Baylor Mission Fair informs students about world missions for Christians

At the fair, pictures and flags were displayed to represent countries to be reached. Mireya Sol Ruiz | Multimedia Journalist

By Meredith Howard | Staff Writer

Baylor Missions Fair includes a variety of events aimed to get students involved in and connected to various programs and organizations to serve those around them.

Monday’s Chapel services had missions-oriented speeches and videos, and following the service, students were invited to explore informational booths outside Waco Hall. These booths moved to the Ferrell Center after Monday’s Vertical Ministries service, and free food was given to attendees. Today, the missions organizations will be connecting with students at Dr Pepper Hour.

The missions fair is a part of Missions EDU, a group created at Baylor to educate students about service opportunities. Missions events like these “create awareness among our Baylor family and constituents of our Baylor Missions programs, current mission trends, missiology and mission opportunities with other agencies.”

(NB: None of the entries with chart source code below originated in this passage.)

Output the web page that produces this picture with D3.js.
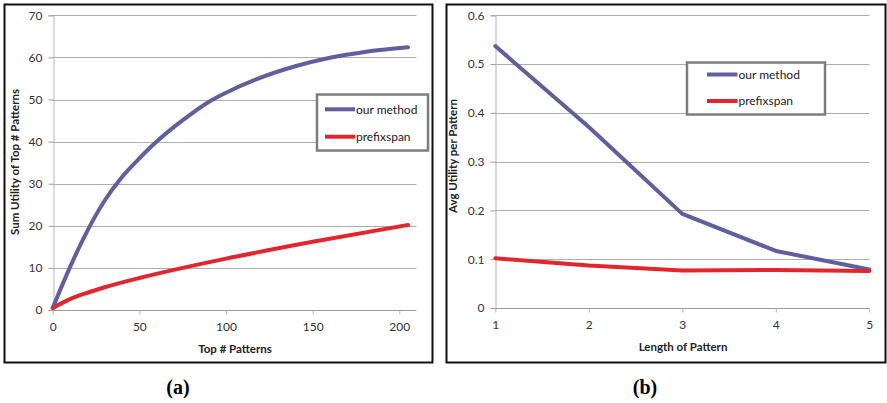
<!DOCTYPE html>
<html>
<head>
<meta charset="utf-8">
<script src="https://cdn.jsdelivr.net/npm/d3@7/dist/d3.min.js"></script>
<style>
  html, body { margin: 0; padding: 0; background: #fff; }
  svg { display: block; }
</style>
</head>
<body>
<svg id="chart" width="887" height="403"></svg>
<script>
// (a) cumulative utility of the top-k patterns
const topK        = [0, 10, 20, 30, 40, 50, 60, 70, 80, 90, 100, 120, 140, 160, 180, 205];
const ourSumUtil  = [0.5, 10.2, 18.8, 26, 31.6, 36, 40, 43.5, 46.6, 49.4, 51.6, 55.2, 57.9, 59.9, 61.3, 62.4];
const prefTopK    = [0, 10, 20, 30, 50, 75, 100, 150, 205];
const prefSumUtil = [0.5, 2.6, 4.1, 5.4, 7.6, 10.0, 12.2, 16.2, 20.2];
const aXTicks = [0, 50, 100, 150, 200];
const aYTicks = [0, 10, 20, 30, 40, 50, 60, 70];

// (b) average utility per pattern by pattern length
const patternLength = [1, 2, 3, 4, 5];
const ourAvgUtil    = [0.537, 0.371, 0.193, 0.117, 0.079];
const prefAvgUtil   = [0.102, 0.087, 0.077, 0.078, 0.076];
const bXTicks = [1, 2, 3, 4, 5];
const bYTicks = [0, 0.1, 0.2, 0.3, 0.4, 0.5, 0.6];

const seriesNames = ["our method", "prefixspan"];
const BLUE = "#5f5f9e", RED = "#e2262e";
const SANS = "Lato, 'Open Sans', sans-serif";
const SERIF = "'Liberation Serif', 'Times New Roman', serif";

const svg = d3.select("#chart");

function panel(cfg) {
  const g = svg.append("g").style("font-family", SANS);
  // outer frame
  g.append("rect")
    .attr("x", cfg.frame[0]).attr("y", cfg.frame[1])
    .attr("width", cfg.frame[2]).attr("height", cfg.frame[3])
    .attr("fill", "#fff").attr("stroke", "#111").attr("stroke-width", 2);

  const x = d3.scaleLinear().domain(cfg.xDomain).range(cfg.xRange);
  const y = d3.scaleLinear().domain(cfg.yDomain).range(cfg.yRange);

  // horizontal gridlines
  g.append("g").selectAll("line").data(cfg.yTicks.filter(d => d !== 0)).join("line")
    .attr("x1", cfg.xRange[0]).attr("x2", cfg.gridRight)
    .attr("y1", d => Math.round(y(d)) + 0.5).attr("y2", d => Math.round(y(d)) + 0.5)
    .attr("stroke", "#adadad").attr("stroke-width", 1);

  // y axis
  const yAxis = g.append("g")
    .attr("transform", `translate(${Math.round(cfg.xRange[0]) + 0.5},0)`)
    .call(d3.axisLeft(y).tickValues(cfg.yTicks).tickFormat(cfg.yFormat).tickSize(5).tickPadding(6));
  yAxis.select(".domain").attr("stroke", "#b5b5b5");
  yAxis.selectAll(".tick line").attr("stroke", "#9a9a9a");
  yAxis.selectAll(".tick text").attr("font-size", 12).attr("fill", "#333")
    .style("font-family", SANS);

  // x axis
  const xAxis = g.append("g")
    .attr("transform", `translate(0,${Math.round(cfg.yRange[0]) + 0.5})`)
    .call(d3.axisBottom(x).tickValues(cfg.xTicks).tickFormat(d3.format("d")).tickSize(4).tickPadding(8));
  xAxis.select(".domain").attr("stroke", "#9a9a9a")
    .attr("d", `M${cfg.xRange[0]},0H${cfg.gridRight}`);
  xAxis.selectAll(".tick line").attr("stroke", "#b5b5b5");
  xAxis.selectAll(".tick text").attr("font-size", 12).attr("fill", "#333")
    .style("font-family", SANS);

  // series
  const line = (xs, ys) => d3.line().curve(cfg.curve)
    .x((d, i) => x(xs[i])).y(d => y(d))(ys);
  cfg.series.forEach(s => {
    g.append("path").attr("d", line(s.xs, s.ys))
      .attr("fill", "none").attr("stroke", s.color)
      .attr("stroke-width", 4).attr("stroke-linejoin", "round").attr("stroke-linecap", "round");
  });

  // axis titles
  g.append("text")
    .attr("x", cfg.xTitlePos[0]).attr("y", cfg.xTitlePos[1])
    .attr("text-anchor", "middle").attr("font-size", 11.5).attr("font-weight", "bold")
    .attr("fill", "#222").text(cfg.xTitle);
  g.append("text")
    .attr("transform", `translate(${cfg.yTitlePos[0]},${cfg.yTitlePos[1]}) rotate(-90)`)
    .attr("text-anchor", "middle").attr("font-size", 11.5).attr("font-weight", "bold")
    .attr("fill", "#222").text(cfg.yTitle);

  // legend
  const [lx, ly, lw, lh] = cfg.legend;
  const lg = g.append("g");
  lg.append("rect").attr("x", lx).attr("y", ly).attr("width", lw).attr("height", lh)
    .attr("fill", "#fff").attr("stroke", "#7d7d7d").attr("stroke-width", 2.5);
  cfg.series.forEach((s, i) => {
    const yy = ly + cfg.legendRows[i];
    lg.append("line").attr("x1", lx + cfg.legendLine[0]).attr("x2", lx + cfg.legendLine[1])
      .attr("y1", yy).attr("y2", yy).attr("stroke", s.color).attr("stroke-width", 4);
    lg.append("text").attr("x", lx + cfg.legendLine[1] + 1).attr("y", yy)
      .attr("dy", "0.35em").attr("font-size", 12).attr("fill", "#222").text(s.name);
  });

  // caption
  g.append("text").attr("x", cfg.caption[0]).attr("y", cfg.caption[1])
    .attr("text-anchor", "middle").style("font-family", SERIF)
    .attr("font-weight", "bold").attr("font-size", 20).attr("fill", "#000").text(cfg.captionText);
}

panel({
  frame: [4.5, 4.5, 428, 358],
  xDomain: [0, 200], xRange: [52.7, 399.3],
  yDomain: [0, 70], yRange: [310, 15.3],
  gridRight: 416.5,
  xTicks: aXTicks, yTicks: aYTicks,
  yFormat: d3.format("d"),
  curve: d3.curveMonotoneX,
  series: [
    { name: seriesNames[0], xs: topK, ys: ourSumUtil, color: BLUE },
    { name: seriesNames[1], xs: prefTopK, ys: prefSumUtil, color: RED }
  ],
  xTitle: "Top # Patterns", xTitlePos: [235, 353],
  yTitle: "Sum Utility of Top # Patterns", yTitlePos: [19, 162],
  legend: [317, 94.5, 111, 56], legendRows: [14.8, 42.2], legendLine: [8, 38],
  caption: [178, 394], captionText: "(a)"
});

panel({
  frame: [446.5, 4.5, 439, 358],
  xDomain: [1, 5], xRange: [495.3, 869.3],
  yDomain: [0, 0.6], yRange: [308, 15.3],
  gridRight: 869.3,
  xTicks: bXTicks, yTicks: bYTicks,
  yFormat: d => d === 0 ? "0" : d3.format(".1f")(d),
  curve: d3.curveLinear,
  series: [
    { name: seriesNames[0], xs: patternLength, ys: ourAvgUtil, color: BLUE },
    { name: seriesNames[1], xs: patternLength, ys: prefAvgUtil, color: RED }
  ],
  xTitle: "Length of Pattern", xTitlePos: [683, 351],
  yTitle: "Avg Utility per Pattern", yTitlePos: [457, 156],
  legend: [687, 62.5, 138, 52], legendRows: [12, 38.5], legendLine: [20, 50.5],
  caption: [645, 394], captionText: "(b)"
});
</script>
</body>
</html>
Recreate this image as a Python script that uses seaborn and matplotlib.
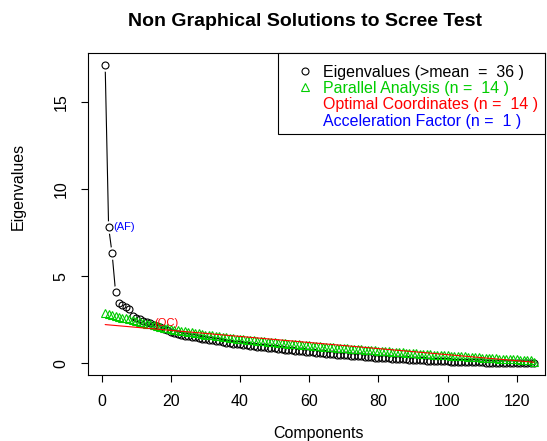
import numpy as np
import pandas as pd
import matplotlib
matplotlib.use("Agg")
import matplotlib.pyplot as plt
from matplotlib.lines import Line2D
from matplotlib.patches import Rectangle
import seaborn as sns

# ---------------- data ----------------
eigenvalues = [
    17.10, 7.80, 6.31, 4.11, 3.44, 3.33, 3.25, 3.10, 2.71, 2.62,
    2.52, 2.44, 2.37, 2.30, 2.22, 2.14, 2.06, 1.98, 1.89, 1.80,
    1.75, 1.69, 1.64, 1.59, 1.55, 1.51, 1.48, 1.44, 1.41, 1.38,
    1.35, 1.31, 1.28, 1.25, 1.22, 1.19, 1.16, 1.13, 1.11, 1.08,
    1.06, 1.03, 1.01, 0.98, 0.96, 0.94, 0.92, 0.90, 0.87, 0.85,
    0.83, 0.81, 0.78, 0.76, 0.74, 0.72, 0.70, 0.68, 0.66, 0.64,
    0.62, 0.60, 0.58, 0.57, 0.55, 0.53, 0.52, 0.50, 0.48, 0.47,
    0.45, 0.43, 0.42, 0.40, 0.39, 0.37, 0.36, 0.35, 0.33, 0.32,
    0.31, 0.29, 0.28, 0.27, 0.26, 0.25, 0.23, 0.22, 0.21, 0.20,
    0.19, 0.18, 0.17, 0.16, 0.15, 0.14, 0.13, 0.12, 0.12, 0.11,
    0.10, 0.09, 0.08, 0.08, 0.07, 0.07, 0.06, 0.06, 0.05, 0.05,
    0.04, 0.04, 0.04, 0.03, 0.03, 0.03, 0.03, 0.02, 0.02, 0.02,
    0.02, 0.02, 0.01, 0.01, 0.01,
]
parallel = [
    2.88, 2.83, 2.78, 2.72, 2.67, 2.62, 2.57, 2.52, 2.47, 2.42,
    2.37, 2.32, 2.28, 2.23, 2.18, 2.14, 2.10, 2.05, 2.01, 1.97,
    1.93, 1.90, 1.86, 1.83, 1.80, 1.77, 1.74, 1.71, 1.68, 1.65,
    1.62, 1.60, 1.57, 1.55, 1.52, 1.50, 1.47, 1.45, 1.42, 1.40,
    1.38, 1.36, 1.34, 1.32, 1.30, 1.28, 1.26, 1.24, 1.22, 1.20,
    1.18, 1.16, 1.14, 1.13, 1.11, 1.09, 1.08, 1.06, 1.05, 1.03,
    1.01, 1.00, 0.98, 0.96, 0.95, 0.93, 0.92, 0.90, 0.89, 0.87,
    0.86, 0.84, 0.83, 0.81, 0.80, 0.78, 0.77, 0.75, 0.74, 0.72,
    0.71, 0.69, 0.68, 0.67, 0.65, 0.64, 0.62, 0.61, 0.60, 0.58,
    0.57, 0.56, 0.54, 0.53, 0.52, 0.50, 0.49, 0.48, 0.46, 0.45,
    0.44, 0.43, 0.41, 0.40, 0.39, 0.38, 0.37, 0.35, 0.34, 0.33,
    0.32, 0.31, 0.30, 0.29, 0.27, 0.26, 0.25, 0.24, 0.23, 0.22,
    0.21, 0.20, 0.18, 0.17, 0.06,
]
components = list(range(1, len(eigenvalues) + 1))

oc_components = [1, 125]
oc_values = [2.22, 0.06]

n_mean = 36
n_parallel = 14
n_oc = 14
n_af = 1
af_label_component = 2
oc_label_component = 14

x_ticks = [0, 20, 40, 60, 80, 100, 120]
y_ticks = [0, 5, 10, 15]

title = "Non Graphical Solutions to Scree Test"
x_label = "Components"
y_label = "Eigenvalues"

GREEN = "#00CD00"
RED = "#FF0000"
BLUE = "#0000FF"

# ---------------- style ----------------
sns.set_theme(style="white")
plt.rcParams["font.family"] = ["Liberation Sans", "DejaVu Sans"]
plt.rcParams["axes.edgecolor"] = "black"

df = pd.DataFrame({"Component": components, "Eigenvalue": eigenvalues, "Parallel": parallel})
df_oc = pd.DataFrame({"Component": oc_components, "OC": oc_values})

W, H = 547, 441
fig = plt.figure(figsize=(W / 100, H / 100), dpi=100)
left, right, top, bottom = 88, 545, 52.7, 375
ax = fig.add_axes([left / W, 1 - bottom / H, (right - left) / W, (bottom - top) / H])

# eigenvalues: type "b" (line with gaps around points)
sns.lineplot(data=df, x="Component", y="Eigenvalue", ax=ax, color="black",
             linewidth=0.8, zorder=2, estimator=None, sort=False)
sns.lineplot(data=df, x="Component", y="Eigenvalue", ax=ax, color="white",
             linestyle="none", marker="o", markersize=9, markeredgecolor="none",
             markerfacecolor="white", zorder=2.1, estimator=None, sort=False)
sns.lineplot(data=df, x="Component", y="Eigenvalue", ax=ax, color="black",
             linestyle="none", marker="o", markersize=5.0, markerfacecolor="none",
             markeredgecolor="black", markeredgewidth=0.8, zorder=2.2,
             estimator=None, sort=False)

# parallel analysis
sns.lineplot(data=df, x="Component", y="Parallel", ax=ax, color=GREEN,
             linestyle="none", marker="^", markersize=6, markerfacecolor="none",
             markeredgecolor=GREEN, markeredgewidth=0.8, zorder=3,
             estimator=None, sort=False)

# optimal coordinates line
sns.lineplot(data=df_oc, x="Component", y="OC", ax=ax, color=RED,
             linewidth=0.8, zorder=3.5, estimator=None, sort=False)

# labels (AF) and (OC)
ax.annotate("(AF)", xy=(af_label_component, eigenvalues[af_label_component - 1]),
            xytext=(3, 0), textcoords="offset points", color=BLUE, fontsize=8,
            ha="left", va="center", zorder=5)
ax.annotate("(OC)", xy=(oc_label_component, eigenvalues[oc_label_component - 1]),
            xytext=(3, 0), textcoords="offset points", color=RED, fontsize=8,
            ha="left", va="center", zorder=5)

# axes
x0_px, x120_px = 101.7, 516.7
ppu = (x120_px - x0_px) / 120
ax.set_xlim((left - x0_px) / ppu, (right - x0_px) / ppu)
y0_px, y15_px = 363.3, 101.7
ppy = (y0_px - y15_px) / 15
ax.set_ylim(-(bottom - y0_px) / ppy, (y0_px - top) / ppy)
ax.set_xticks(x_ticks)
ax.set_yticks(y_ticks)
ax.set_xticklabels([str(t) for t in x_ticks])
ax.set_yticklabels([str(t) for t in y_ticks])
ax.tick_params(axis="both", direction="out", length=5, width=0.8, color="black",
               labelsize=11.5, pad=9, labelcolor="black", bottom=True, left=True)
ax.tick_params(axis="y", labelrotation=90)
for lab in ax.get_yticklabels():
    lab.set_va("center")
for sp in ax.spines.values():
    sp.set_visible(True)
    sp.set_linewidth(0.8)
    sp.set_color("black")

ax.set_xlabel(x_label, fontsize=11.5, color="black")
ax.set_ylabel(y_label, fontsize=11.5, color="black")
ax.xaxis.set_label_coords((319 - left) / (right - left), -(434 - bottom) / (bottom - top))
ax.yaxis.set_label_coords(-(left - 18) / (right - left), (bottom - 186.5) / (bottom - top))
ax.xaxis.label.set_va("center")
ax.yaxis.label.set_va("center")

fig.text(305.5 / W, 1 - 22 / H, title, ha="center", va="center",
         fontsize=14, fontweight="bold", color="black")

# legend box
box_l, box_t, box_r, box_b = 278, 53.3, 545, 134.3
ax.add_patch(Rectangle((box_l / W, 1 - box_b / H), (box_r - box_l) / W, (box_b - box_t) / H,
                       transform=fig.transFigure, facecolor="white", edgecolor="black",
                       linewidth=0.8, zorder=4.5, clip_on=False))

# legend
handles = [
    Line2D([], [], marker="o", linestyle="none", markerfacecolor="none",
           markeredgecolor="black", markersize=5.0, markeredgewidth=0.8),
    Line2D([], [], marker="^", linestyle="none", markerfacecolor="none",
           markeredgecolor=GREEN, markersize=6, markeredgewidth=0.8),
    Line2D([], [], linestyle="none"),
    Line2D([], [], linestyle="none"),
]
labels = [
    f"Eigenvalues (>mean  =  {n_mean} )",
    f"Parallel Analysis (n =  {n_parallel} )",
    f"Optimal Coordinates (n =  {n_oc} )",
    f"Acceleration Factor (n =  {n_af} )",
]
leg = ax.legend(handles, labels, loc="upper left",
                bbox_to_anchor=(289 / W, 1 - 64.5 / H), bbox_transform=fig.transFigure,
                borderaxespad=0, frameon=False, fontsize=11.5,
                labelcolor=["black", GREEN, RED, BLUE], handlelength=2.0,
                handletextpad=0.15, borderpad=0, labelspacing=0.09)
leg.set_zorder(5)

fig.savefig("out.png", dpi=100)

Margaret* is a missions mobilizer with Cafe1040, and she attended the missions fair to help Baylor students find their place in the mission field. Cafe1040 is a missions organization named and modeled after the “10-40 window.”

“It’s the latitude lines 10 and 40, so it’s this region of the world where 3 billion people live and less than 1% of them are Christian, and less than 5% of missionaries are sent to that part of the world,” Margaret said. “So that’s why our organization specifically will send young adults who are interested in being missionaries to places in the 10 and 40 window, so that way they can see what it would be like for them to live in those places long-term.”

Cafe1040 offers a three-month overseas missions mentoring program for young adults who are deciding if long-term missions are for them. Cafe1040’s goal is for students to consider serving in long-term missions.

“It’s kind of like a missions internship,” Margaret said. “If people can go and spend years and years and years developing relationships and partnering with believers, that’s where we’re going to see the most growth happen.”

Colton White is a mobilizer with GoCorps, an organization that also emphasizes the importance of missions that are longer than a few weeks.

“Our big goal is to make two-year missions the norm on college campuses. There’s so many 20-somethings who, when they graduate from school, don’t have a mortgage, they don’t have kids, they’ve kind of got this life that they don’t know what to do with now, so we want to unlock the global yearning in students,” White said.

White said that GoCorps’s vocation is to help college students find ways to use their degrees for missions, rather than being involved in a mission while ignoring their prior academic training.

“Our goal is to break that barrier down in people’s minds who would say, ‘I’m glad people are doing missions, but I want to do business, or I want to do nursing, or I want to do engineering, or I want to be a doctor,’ and they kind of think there’s not really opportunities for me to do that in missions,” White said. “Actually, God has uniquely gifted you to do missions in a strategic way. And your degree and your skills can be used for the advancement of the gospel.”

GoCorps and Cafe 1040 were two of over 30 missions groups attending the fair this year. A full list of the groups attending can be found online.

*Margaret spoke with The Lariat on condition of omitting her last name due to security risks involved in overseas missions.